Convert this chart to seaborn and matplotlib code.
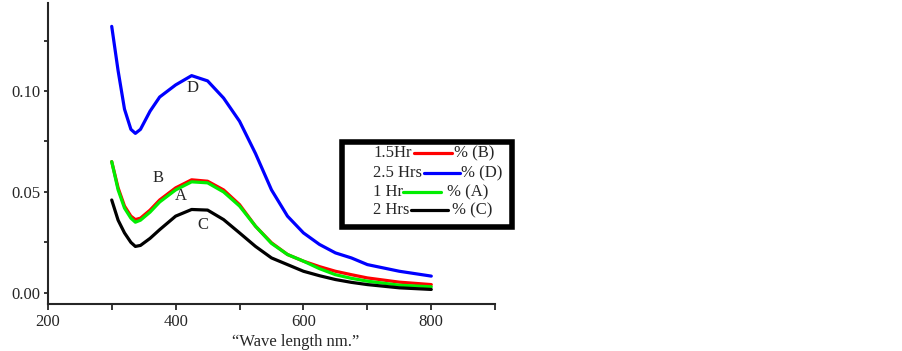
import numpy as np
import pandas as pd
import matplotlib
matplotlib.use("Agg")
import matplotlib.pyplot as plt
import seaborn as sns
from matplotlib.lines import Line2D
from matplotlib.patches import Rectangle

# wavelength (nm) and absorbance
wavelength = [300, 310, 320, 330, 337, 345, 360, 375, 400, 425, 450, 475, 500,
              525, 550, 575, 600, 625, 650, 675, 700, 750, 800]
abs_D = [0.132, 0.110, 0.091, 0.081, 0.079, 0.081, 0.090, 0.097, 0.103, 0.1076,
         0.105, 0.0965, 0.085, 0.069, 0.051, 0.038, 0.0297, 0.024, 0.0198,
         0.0173, 0.014, 0.0107, 0.0083]
abs_B = [0.065, 0.052, 0.043, 0.038, 0.0363, 0.037, 0.041, 0.046, 0.052, 0.056,
         0.0553, 0.051, 0.0437, 0.033, 0.0248, 0.019, 0.0157, 0.013, 0.0107,
         0.009, 0.0074, 0.0053, 0.0041]
abs_A = [0.065, 0.051, 0.042, 0.037, 0.035, 0.036, 0.040, 0.045, 0.051, 0.055,
         0.0545, 0.050, 0.043, 0.033, 0.0245, 0.019, 0.0157, 0.012, 0.009,
         0.0072, 0.0058, 0.0038, 0.003]
abs_C = [0.046, 0.036, 0.0297, 0.025, 0.023, 0.0235, 0.027, 0.0313, 0.038, 0.0413,
         0.041, 0.0363, 0.0297, 0.023, 0.0173, 0.014, 0.0107, 0.0085, 0.0066,
         0.0052, 0.0041, 0.0025, 0.0017]

series = {"B": abs_B, "D": abs_D, "A": abs_A, "C": abs_C}
colors = {"B": "#ff0000", "D": "#0000ff", "A": "#00ee00", "C": "#000000"}

df = pd.concat([pd.DataFrame({"wl": wavelength, "abs": v, "curve": k})
                for k, v in series.items()], ignore_index=True)

sns.set_style("ticks")
plt.rcParams["font.family"] = ["Liberation Serif", "DejaVu Serif"]

fig = plt.figure(figsize=(9.02, 3.51), dpi=100)
ax = fig.add_axes([0.053, 0.134, 0.496, 0.857])

sns.lineplot(data=df, x="wl", y="abs", hue="curve", palette=colors,
             hue_order=["B", "D", "A", "C"], linewidth=2.3, legend=False, ax=ax)

ax.set_xlim(200, 900)
ax.set_ylim(-0.0055, 0.1435)
ax.set_xticks([200, 400, 600, 800])
ax.set_xticks([300, 500, 700, 900], minor=True)
ax.set_yticks([0.0, 0.05, 0.10])
ax.set_yticklabels(["0.00", "0.05", "0.10"])
ax.set_yticks([0.025, 0.075, 0.125], minor=True)
ax.tick_params(axis="both", which="both", direction="out", length=4, width=1.3,
               labelsize=12, pad=3)
ax.tick_params(axis="y", which="both", length=3, pad=2)
sns.despine(ax=ax)
for s in ["left", "bottom"]:
    ax.spines[s].set_linewidth(1.5)
ax.set_xlabel("")
ax.set_ylabel("")
ax.text(0.553, -0.126, "\u201cWave length nm.\u201d", transform=ax.transAxes,
        ha="center", va="center", fontsize=12)

for lab, x, y in [("D", 427, 0.1015), ("B", 373, 0.057), ("A", 408, 0.048),
                  ("C", 442, 0.0337)]:
    ax.text(x, y, lab, ha="center", va="center", fontsize=12)

# custom legend box in pixel coordinates
W, H = 902, 351
def fx(px):
    return px / W
def fy(py):
    return 1 - py / H

fig.patches.append(Rectangle((fx(342), fy(227)), fx(512) - fx(342), fy(142) - fy(227),
                             transform=fig.transFigure, fill=False, lw=4,
                             edgecolor="black"))
rows = [("1.5Hr", "B", 153, 414, 452, 454),
        ("2.5 Hrs", "D", 173, 424, 460, 461),
        ("1 Hr", "A", 192, 403, 441, 447),
        ("2 Hrs", "C", 210, 411, 448, 452)]
for txt, key, py, x0, x1, xt in rows:
    fig.text(fx(373), fy(py), txt, ha="left", va="center", fontsize=12)
    fig.lines.append(Line2D([fx(x0), fx(x1)], [fy(py), fy(py)],
                            transform=fig.transFigure, color=colors[key], lw=2.3))
    fig.text(fx(xt), fy(py), "% (" + key + ")", ha="left", va="center", fontsize=12)

fig.savefig("out.png", dpi=100)
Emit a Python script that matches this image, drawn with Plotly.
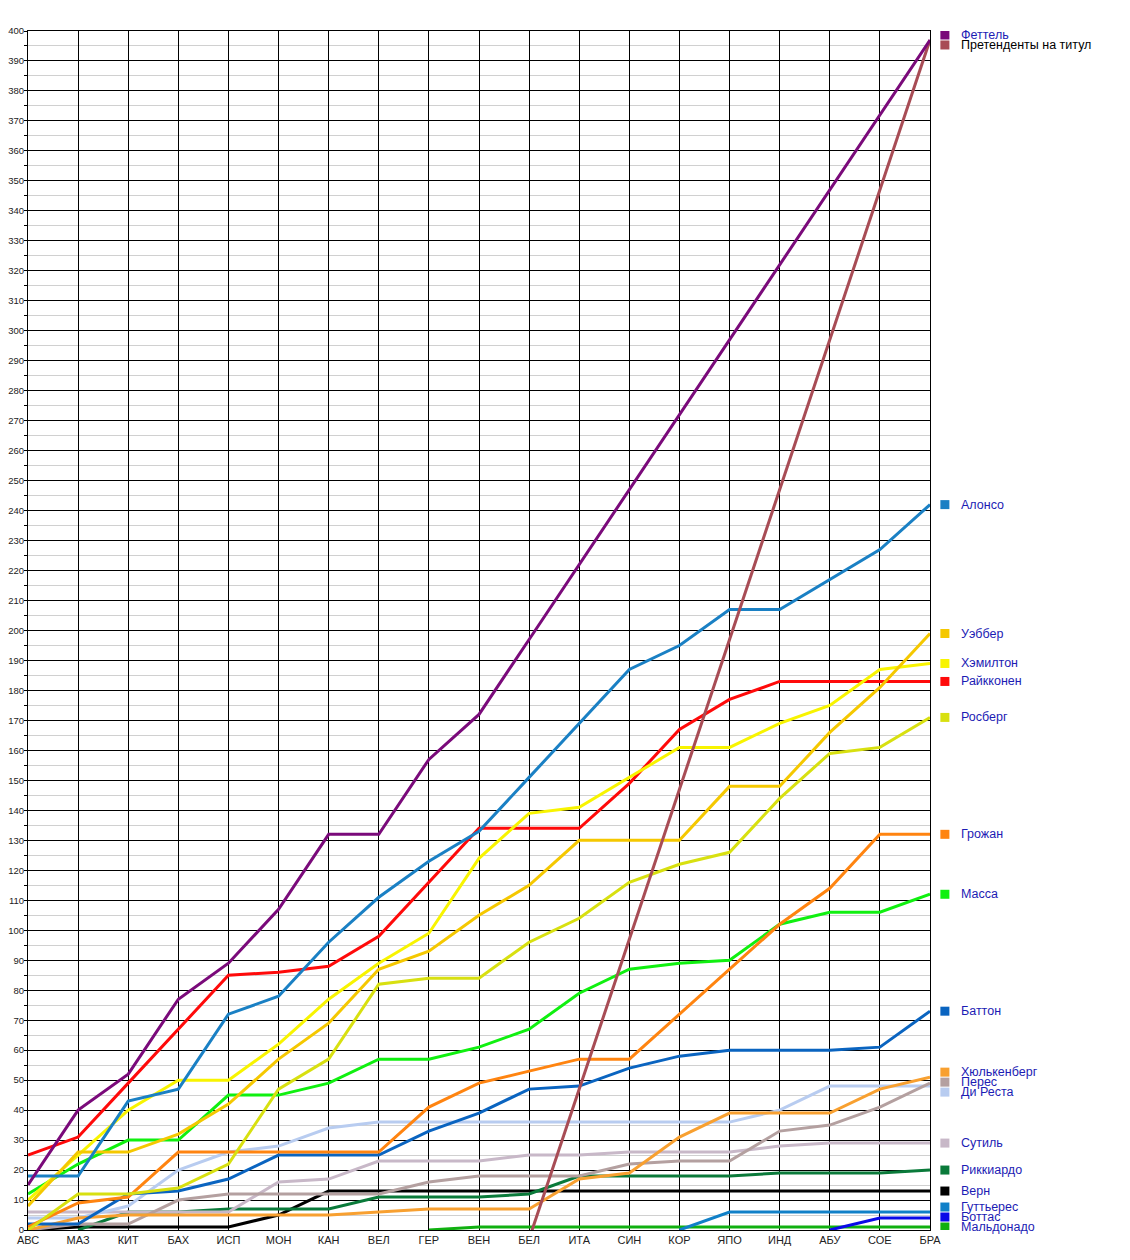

● Task to carry out
Reproduce every record above exactly, but leave out the pictures.

● The solution
Convert this chart to seaborn and matplotlib code.
import numpy as np
import pandas as pd
import matplotlib
matplotlib.use("Agg")
import matplotlib.pyplot as plt
import seaborn as sns
from matplotlib.lines import Line2D
from matplotlib.patches import Rectangle

# wavelength (nm) and absorbance
wavelength = [300, 310, 320, 330, 337, 345, 360, 375, 400, 425, 450, 475, 500,
              525, 550, 575, 600, 625, 650, 675, 700, 750, 800]
abs_D = [0.132, 0.110, 0.091, 0.081, 0.079, 0.081, 0.090, 0.097, 0.103, 0.1076,
         0.105, 0.0965, 0.085, 0.069, 0.051, 0.038, 0.0297, 0.024, 0.0198,
         0.0173, 0.014, 0.0107, 0.0083]
abs_B = [0.065, 0.052, 0.043, 0.038, 0.0363, 0.037, 0.041, 0.046, 0.052, 0.056,
         0.0553, 0.051, 0.0437, 0.033, 0.0248, 0.019, 0.0157, 0.013, 0.0107,
         0.009, 0.0074, 0.0053, 0.0041]
abs_A = [0.065, 0.051, 0.042, 0.037, 0.035, 0.036, 0.040, 0.045, 0.051, 0.055,
         0.0545, 0.050, 0.043, 0.033, 0.0245, 0.019, 0.0157, 0.012, 0.009,
         0.0072, 0.0058, 0.0038, 0.003]
abs_C = [0.046, 0.036, 0.0297, 0.025, 0.023, 0.0235, 0.027, 0.0313, 0.038, 0.0413,
         0.041, 0.0363, 0.0297, 0.023, 0.0173, 0.014, 0.0107, 0.0085, 0.0066,
         0.0052, 0.0041, 0.0025, 0.0017]

series = {"B": abs_B, "D": abs_D, "A": abs_A, "C": abs_C}
colors = {"B": "#ff0000", "D": "#0000ff", "A": "#00ee00", "C": "#000000"}

df = pd.concat([pd.DataFrame({"wl": wavelength, "abs": v, "curve": k})
                for k, v in series.items()], ignore_index=True)

sns.set_style("ticks")
plt.rcParams["font.family"] = ["Liberation Serif", "DejaVu Serif"]

fig = plt.figure(figsize=(9.02, 3.51), dpi=100)
ax = fig.add_axes([0.053, 0.134, 0.496, 0.857])

sns.lineplot(data=df, x="wl", y="abs", hue="curve", palette=colors,
             hue_order=["B", "D", "A", "C"], linewidth=2.3, legend=False, ax=ax)

ax.set_xlim(200, 900)
ax.set_ylim(-0.0055, 0.1435)
ax.set_xticks([200, 400, 600, 800])
ax.set_xticks([300, 500, 700, 900], minor=True)
ax.set_yticks([0.0, 0.05, 0.10])
ax.set_yticklabels(["0.00", "0.05", "0.10"])
ax.set_yticks([0.025, 0.075, 0.125], minor=True)
ax.tick_params(axis="both", which="both", direction="out", length=4, width=1.3,
               labelsize=12, pad=3)
ax.tick_params(axis="y", which="both", length=3, pad=2)
sns.despine(ax=ax)
for s in ["left", "bottom"]:
    ax.spines[s].set_linewidth(1.5)
ax.set_xlabel("")
ax.set_ylabel("")
ax.text(0.553, -0.126, "\u201cWave length nm.\u201d", transform=ax.transAxes,
        ha="center", va="center", fontsize=12)

for lab, x, y in [("D", 427, 0.1015), ("B", 373, 0.057), ("A", 408, 0.048),
                  ("C", 442, 0.0337)]:
    ax.text(x, y, lab, ha="center", va="center", fontsize=12)

# custom legend box in pixel coordinates
W, H = 902, 351
def fx(px):
    return px / W
def fy(py):
    return 1 - py / H

fig.patches.append(Rectangle((fx(342), fy(227)), fx(512) - fx(342), fy(142) - fy(227),
                             transform=fig.transFigure, fill=False, lw=4,
                             edgecolor="black"))
rows = [("1.5Hr", "B", 153, 414, 452, 454),
        ("2.5 Hrs", "D", 173, 424, 460, 461),
        ("1 Hr", "A", 192, 403, 441, 447),
        ("2 Hrs", "C", 210, 411, 448, 452)]
for txt, key, py, x0, x1, xt in rows:
    fig.text(fx(373), fy(py), txt, ha="left", va="center", fontsize=12)
    fig.lines.append(Line2D([fx(x0), fx(x1)], [fy(py), fy(py)],
                            transform=fig.transFigure, color=colors[key], lw=2.3))
    fig.text(fx(xt), fy(py), "% (" + key + ")", ha="left", va="center", fontsize=12)

fig.savefig("out.png", dpi=100)
Emit a Python script that matches this image, drawn with Plotly.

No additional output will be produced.